Could you repeat, exactly as they stand, the lines between the one with "Recreate this image as a web page that uses Plotly.js." and the one with "const blue = '#1a72c0';", inclusive, minus the pictures?

Task input:
++++++++++++++++++++

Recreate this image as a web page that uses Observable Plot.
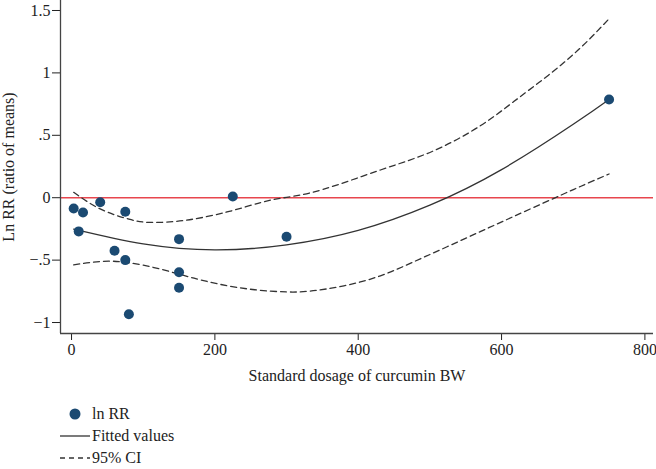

++++++++++++++++++++

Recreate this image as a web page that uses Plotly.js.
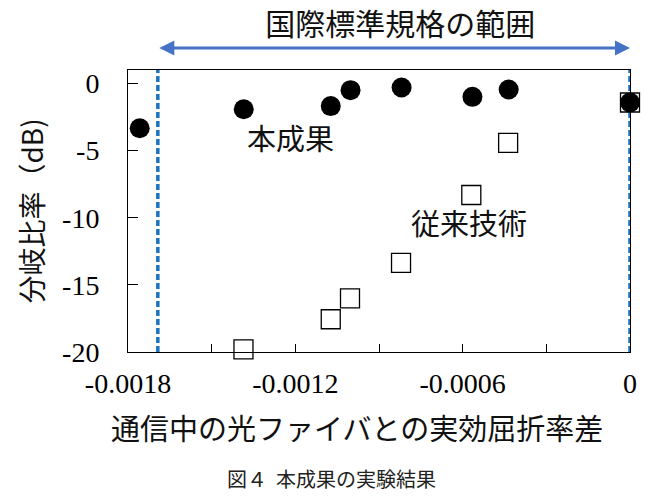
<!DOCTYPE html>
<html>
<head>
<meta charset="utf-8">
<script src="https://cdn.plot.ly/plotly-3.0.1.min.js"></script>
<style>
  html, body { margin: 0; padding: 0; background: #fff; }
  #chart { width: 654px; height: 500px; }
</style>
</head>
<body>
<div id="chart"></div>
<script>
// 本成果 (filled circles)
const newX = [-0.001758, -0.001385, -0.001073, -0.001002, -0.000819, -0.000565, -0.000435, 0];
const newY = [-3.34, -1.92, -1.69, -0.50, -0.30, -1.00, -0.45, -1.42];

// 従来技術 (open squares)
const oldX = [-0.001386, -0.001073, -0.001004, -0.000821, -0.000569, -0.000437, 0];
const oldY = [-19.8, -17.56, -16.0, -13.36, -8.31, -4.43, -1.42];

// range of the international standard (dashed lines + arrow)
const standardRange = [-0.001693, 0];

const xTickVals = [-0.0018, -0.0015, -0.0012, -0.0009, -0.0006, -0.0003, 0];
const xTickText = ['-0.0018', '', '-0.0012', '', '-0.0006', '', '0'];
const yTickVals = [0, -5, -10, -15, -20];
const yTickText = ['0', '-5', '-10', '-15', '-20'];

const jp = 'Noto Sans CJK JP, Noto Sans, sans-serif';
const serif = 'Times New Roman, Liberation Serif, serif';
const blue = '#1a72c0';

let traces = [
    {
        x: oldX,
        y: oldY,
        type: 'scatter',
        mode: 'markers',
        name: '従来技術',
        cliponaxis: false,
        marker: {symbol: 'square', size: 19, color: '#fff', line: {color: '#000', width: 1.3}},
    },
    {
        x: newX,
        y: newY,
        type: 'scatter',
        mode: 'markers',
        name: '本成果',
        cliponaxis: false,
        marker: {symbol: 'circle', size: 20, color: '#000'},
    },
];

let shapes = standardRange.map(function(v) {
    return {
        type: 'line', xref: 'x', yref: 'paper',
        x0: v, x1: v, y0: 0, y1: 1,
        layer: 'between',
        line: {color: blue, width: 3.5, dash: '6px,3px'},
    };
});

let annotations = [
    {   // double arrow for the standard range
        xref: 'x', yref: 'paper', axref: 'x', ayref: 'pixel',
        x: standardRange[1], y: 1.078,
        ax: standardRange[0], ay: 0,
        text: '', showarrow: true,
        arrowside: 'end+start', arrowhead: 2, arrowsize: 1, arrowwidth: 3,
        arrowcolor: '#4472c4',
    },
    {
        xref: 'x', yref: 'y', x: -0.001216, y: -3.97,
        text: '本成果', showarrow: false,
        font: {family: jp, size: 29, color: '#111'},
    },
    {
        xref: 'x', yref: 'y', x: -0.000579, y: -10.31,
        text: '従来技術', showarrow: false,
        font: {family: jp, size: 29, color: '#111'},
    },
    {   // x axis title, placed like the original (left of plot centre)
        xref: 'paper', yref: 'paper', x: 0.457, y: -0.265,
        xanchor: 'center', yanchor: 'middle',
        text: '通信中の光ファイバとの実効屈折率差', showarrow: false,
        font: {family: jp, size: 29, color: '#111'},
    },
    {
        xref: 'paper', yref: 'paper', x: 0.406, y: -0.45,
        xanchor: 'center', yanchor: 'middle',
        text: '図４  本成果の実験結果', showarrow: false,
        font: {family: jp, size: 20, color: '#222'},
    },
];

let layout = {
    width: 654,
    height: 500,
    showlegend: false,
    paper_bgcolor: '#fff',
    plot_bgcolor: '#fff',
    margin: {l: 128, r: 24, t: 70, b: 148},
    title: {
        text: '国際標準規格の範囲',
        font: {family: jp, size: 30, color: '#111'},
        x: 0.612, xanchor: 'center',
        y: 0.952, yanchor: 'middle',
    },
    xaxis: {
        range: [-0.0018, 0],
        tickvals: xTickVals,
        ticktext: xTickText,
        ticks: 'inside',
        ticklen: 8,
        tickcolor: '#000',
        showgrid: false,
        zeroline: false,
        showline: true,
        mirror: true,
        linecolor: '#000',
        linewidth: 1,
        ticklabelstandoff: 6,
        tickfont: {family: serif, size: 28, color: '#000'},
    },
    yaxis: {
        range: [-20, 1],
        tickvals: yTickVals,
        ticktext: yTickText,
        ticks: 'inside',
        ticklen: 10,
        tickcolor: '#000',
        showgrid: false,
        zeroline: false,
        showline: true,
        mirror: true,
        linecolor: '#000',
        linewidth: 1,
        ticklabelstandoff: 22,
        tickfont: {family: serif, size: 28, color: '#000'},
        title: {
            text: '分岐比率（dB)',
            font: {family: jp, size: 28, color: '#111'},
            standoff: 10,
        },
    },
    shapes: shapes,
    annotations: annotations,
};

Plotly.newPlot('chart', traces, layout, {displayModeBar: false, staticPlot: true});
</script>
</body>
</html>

++++++++++++++++++++

Written reply:
Recreate this image as a web page that uses Plotly.js.
<!DOCTYPE html>
<html>
<head>
<meta charset="utf-8">
<script src="https://cdn.plot.ly/plotly-3.0.1.min.js"></script>
<style>
  html, body { margin: 0; padding: 0; background: #fff; }
  #chart { width: 654px; height: 500px; }
</style>
</head>
<body>
<div id="chart"></div>
<script>
// 本成果 (filled circles)
const newX = [-0.001758, -0.001385, -0.001073, -0.001002, -0.000819, -0.000565, -0.000435, 0];
const newY = [-3.34, -1.92, -1.69, -0.50, -0.30, -1.00, -0.45, -1.42];

// 従来技術 (open squares)
const oldX = [-0.001386, -0.001073, -0.001004, -0.000821, -0.000569, -0.000437, 0];
const oldY = [-19.8, -17.56, -16.0, -13.36, -8.31, -4.43, -1.42];

// range of the international standard (dashed lines + arrow)
const standardRange = [-0.001693, 0];

const xTickVals = [-0.0018, -0.0015, -0.0012, -0.0009, -0.0006, -0.0003, 0];
const xTickText = ['-0.0018', '', '-0.0012', '', '-0.0006', '', '0'];
const yTickVals = [0, -5, -10, -15, -20];
const yTickText = ['0', '-5', '-10', '-15', '-20'];

const jp = 'Noto Sans CJK JP, Noto Sans, sans-serif';
const serif = 'Times New Roman, Liberation Serif, serif';
const blue = '#1a72c0';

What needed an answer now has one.